The universal approximation theorem

That is exactly what was proved, twice, in 1989–1991. The result, in plain English:

**Universal approximation theorem** (Cybenko 1989; Hornik, Stinchcombe & White 1989; Hornik 1991). For any continuous function $f : [a, b] \to \mathbb{R}$ and any tolerance $\varepsilon > 0$ , there exists an $N$ and a choice of weights $\{v_j, w_j, b_j\}$ such that the 1-hidden-layer network above approximates $f$ uniformly on $[a, b]$ to within $\varepsilon$ .

The original theorem requires the activation $\sigma$ to be non-polynomial (Hornik 1991's strongest statement); Tanh, Sigmoid, ReLU, Swish, and sin all qualify. The theorem says nothing about how large $N$ must be, nor whether the optimiser will find the right weights. In practice both questions matter a lot, and the rest of Part 0 is largely about answering them.

Try it

This is the first widget where a real neural network trains on your machine. Pick a target, pick a hidden width, choose an activation, and press Play. The blue curve is the network's current output $y(x)$ . The faint coloured curves (visible when $N \le 12$ ) are each hidden neuron's individual contribution $v_j \sigma(w_j x + b_j)$ — watch them sum to the blue curve. The lower panel is the mean-squared-error loss on a logarithmic scale; you should see it drop several orders of magnitude in the first few seconds.

Three experiments worth doing right now

Width sweep: With "Smooth sine" as the target, train at $N = 1$ . The fit will be terrible — a single Tanh can only bend up once.
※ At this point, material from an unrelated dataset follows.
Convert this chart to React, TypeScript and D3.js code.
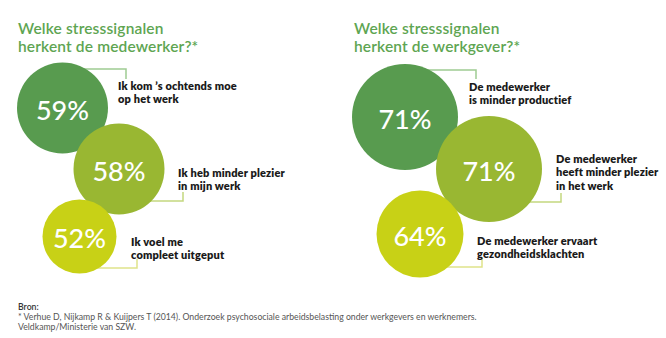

Bump $N$ to 4, then 8, then 16. Each time you should see the loss floor drop by an order of magnitude, and the per-neuron contributions reveal how the network shares the work between neurons.
Hard target: Switch to "Sawtooth", keep $N = 8$ , and train. A Tanh network can only get so close to a discontinuous periodic target with eight neurons — this is the universal-approximation theorem's "for any tolerance you can find an $N$ " caveat made vivid. Push $N$ to 24 to close the gap.
Wrong activation: Switch to "Step" target, set activation to tanh with $N = 4$ , train, then switch the activation to relu. ReLU's piecewise-linear inductive bias matches a step almost perfectly; Tanh has to invest several neurons to approximate the same shape. Different activations have wildly different "vocabulary" — the topic of §0.3.

Depth (and why we are not exploring it yet)

The widget above has exactly one hidden layer. Depth — stacking multiple hidden layers — buys an additional kind of expressivity that a single wide layer cannot match efficiently (Telgarsky 2016 made this rigorous). In Part 2 we will build deeper networks and see why depth matters for high-frequency functions and for parametric problems. But for the universal-approximation idea, one wide layer is enough, and the per-neuron-contribution visualisation only works cleanly with one layer. We will earn depth in Part 2.

What you now know

A neural network is a sum of neurons. With enough neurons of a non-polynomial activation, that sum can approximate any continuous function. The ergonomic question — how do you actually find the right weights ${v_j, w_j, b_j}$ ? — is what §0.4 through §0.8 are for: loss functions, gradient descent, the chain rule, auto-differentiation, and training loops. By §0.8 you will have trained networks the same way the widget above does, but consciously instead of by black magic.

Pause-and-check. (1) For a 1-hidden-layer MLP with $N = 4$ Tanh neurons, how many trainable scalar parameters are there in total (count the weights, the biases, and the output bias)? (2) If the target is the constant function $f(x) = 0.5$ , what is the smallest $N$ that can fit it exactly? (3) The universal approximation theorem promises that some $N$ exists. What does it not promise? Drag the widget sliders until each answer is unambiguous, then move on to §0.3.

References

Cybenko, G. (1989). Approximation by superpositions of a sigmoidal function. Math. Control Signals Syst. 2, 303–314.
Hornik, K. (1991). Approximation capabilities of multilayer feedforward networks. Neural Networks 4(2), 251–257.
Goodfellow, I., Bengio, Y., Courville, A. (2016). Deep Learning, ch. 6. MIT Press.
LeCun, Y., Bengio, Y., Hinton, G. (2015). Deep learning. Nature 521, 436–444.